Como justificar, por exemplo, que o interesse de Bense pela produção de Lygia Clark ou [Alfredo] Volpi, em detrimento de obras então bem mais valorizadas, como as de Aleijadinho ou [Candido] Portinari, seja tomado como puro capricho pessoal? E o que dizer da menção a Clarice Lispector, pelo resenhista, como mera "esposa de diplomata"?

Inteligência a-histórica
Provavelmente não faltarão leituras prontas a cobrar de Bense a opção por concentrar-se numa produção irredutível a qualquer conteúdo ideológico.
Outros, no entanto, preferirão interrogar a relação de Bense com a emergência de uma consciência inteligente dos processos de produção artística no Brasil (de acordo com a formulação básica das vanguardas construtivas).
E nesse caso poderão explorar mais a fundo a interlocução que o filósofo e matemático alemão, conhecido por sua oposição a qualquer tendência irracionalista, encontrou em um contexto tão afeito a particularidades e que aos seus olhos se define, paradoxalmente, pelo atributo universal da inteligência (conforme já foi notado por Luiz Camillo Osório).
Uma leitura dessa ordem exige, no entanto, a superação de pressupostos teóricos calcificados em favor de um contato mais estreito com o livro em questão (que Miceli insiste em chamar de "livreto", aliás, como se sua dimensão dependesse de suas características físicas).
O certo é que em "Inteligência Brasileira" não encontraremos uma exposição das formulações estéticas do filósofo ulmiano [referência à Escola Superior da Forma, em Ulm, na Alemanha], conforme condensadas em sua "Pequena Estética" (ed.

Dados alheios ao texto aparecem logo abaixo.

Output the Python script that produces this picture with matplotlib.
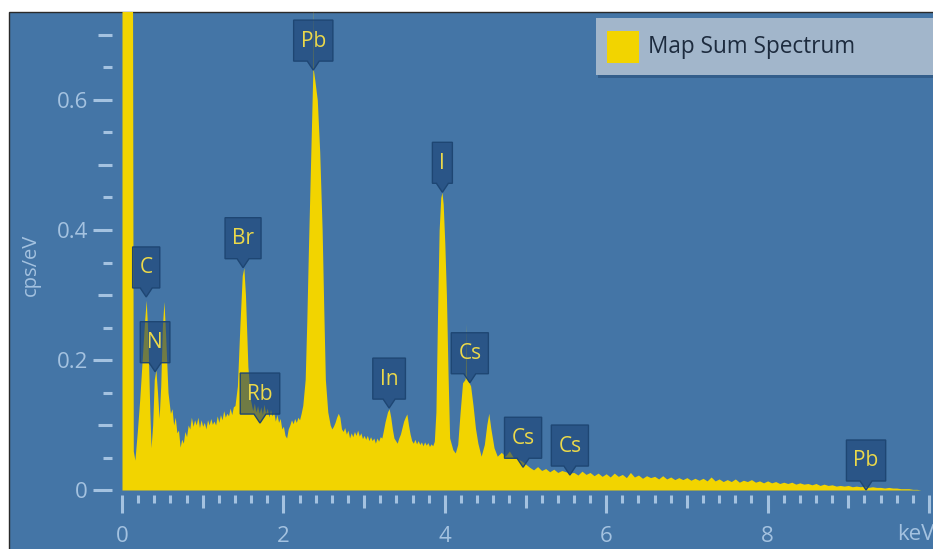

Perspectiva, 1971).
Teremos mesmo dificuldade, em alguns momentos, de enquadrar o inusitado pensamento estético de Bense (baseado na mensuração de "estados estéticos") no conjunto de experiências difusas que se somam neste relato de seu primeiro contato com os trópicos e com a América.
Quanto mais entrarmos no livro, mais experimentaremos, isto sim, o espanto de Bense, seja diante da "opressão da natureza" (dos cupins às tempestades), seja diante da capital recém-inaugurada [Brasília], que ele reconhece como expressão do "design total" (por analogia com a noção wagneriana de "obra de arte total"). Pois é este um dos pontos fundamentais do livro, e mais do que suficiente para recomendar a sua leitura hoje: a reflexão sobre o sentido que o design assume no Brasil dos anos 1960, diante da "permanente atualidade" de uma inteligência que se constitui, no dizer de Bense, de maneira a-histórica.
Tudo isso acabou escapando, porém, a Miceli, que ao se ater a "indagar a razão de publicar o livreto recém-lançado" hoje, "em momento de baixa do concretismo literário", também se nega a fazer avançar a reflexão sobre um dos momentos mais produtivos da arte no Brasil.


ANA LUIZA NOBRE é professora na faculdade de arquitetura e urbanismo da PUC-RJ e assina o posfácio do livro "Inteligência Brasileira", de Max Bense (ed. Cosac Naify).